Movie Meltdown - Episode 255 As we finish up our 6th annual holiday "special" we discuss, among other things, Richard Donner's Christmas classic "Scrooged" starring Bill Murray. In this episode so powerful - it could tear a family apart, some of the things we mention are… A New York Doll, impressions take on a life of their own, Bernie Taupin, E.T. porn, glitter, right now… Kelly’s doing it with Patrick Swayze!!, Tina Fey, cartoon moments, a spare best friend, Karen Allen, looking ahead to zombies, Lincoln lip, Mean Girls, Santa’s sensitivity training, I feel like I should be a mean husband, eating salt dough ornaments, GQ Magazine, if you had that hair… you were the bad guy, Chevy Chase, Magnolia, somebody stealing your spot, what makes a man sexy, being a celebrity impersonator, Normal, well-adjusted people don’t just make awesome things usually, Michael J. Pollard, Iron Man 3, having cache, Alfre Woodard, theme songs, Misery, This was some F-ing Looney Tunes, Stockholm Syndrome sh*t… get out of my house!!, a K-Mart David Bowie, manhandling children, Dustin Hoffman gets suspended, an unspoken theme of forgiveness, like early Matisse, The Sound of Music, strippers and kids, yeah… I try to let the Looney Tunes subtly seep out of me, I know life is great, John Malkovich, The Last Picture Show, I’m afraid of bats, and… crushed it!
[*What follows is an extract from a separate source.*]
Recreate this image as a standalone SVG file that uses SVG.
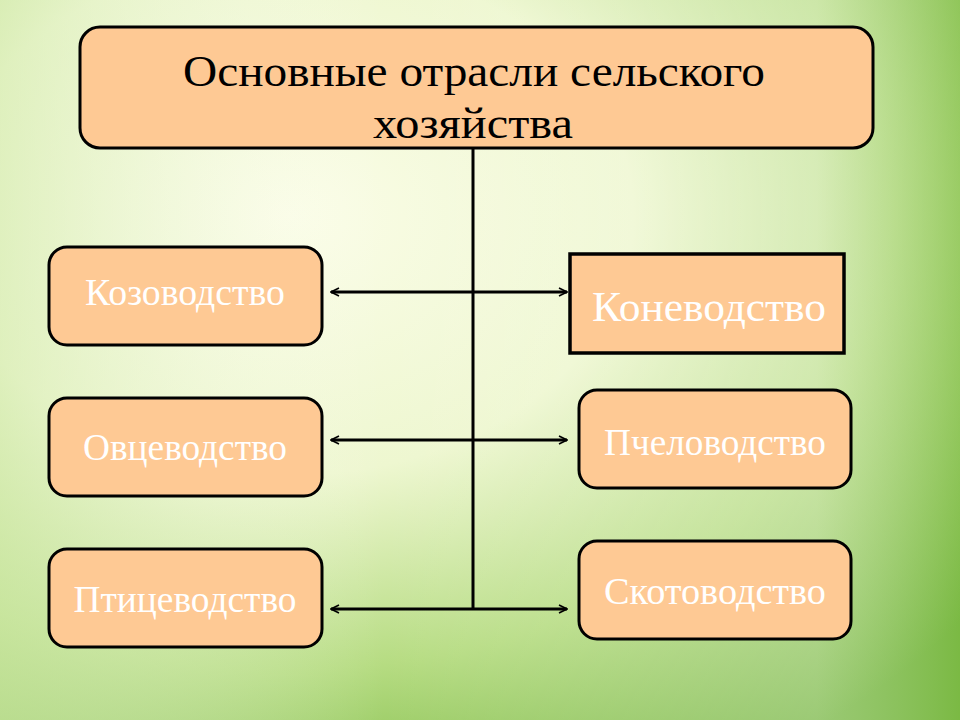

Spoiler Alert: You will be visited by jerks bearing spoilers. So go watch “Scrooged” before listening to this episode. You have been warned. Corrections: 1.) Of course it’s Mickey Rooney in "Breakfast at Tiffany's" 2.) And because the Murray’s are like the Baldwin’s… at some point we mix up John Murray and Joel Murray. Apologies to both Murray brothers. “God Bless us all… Goddammit.”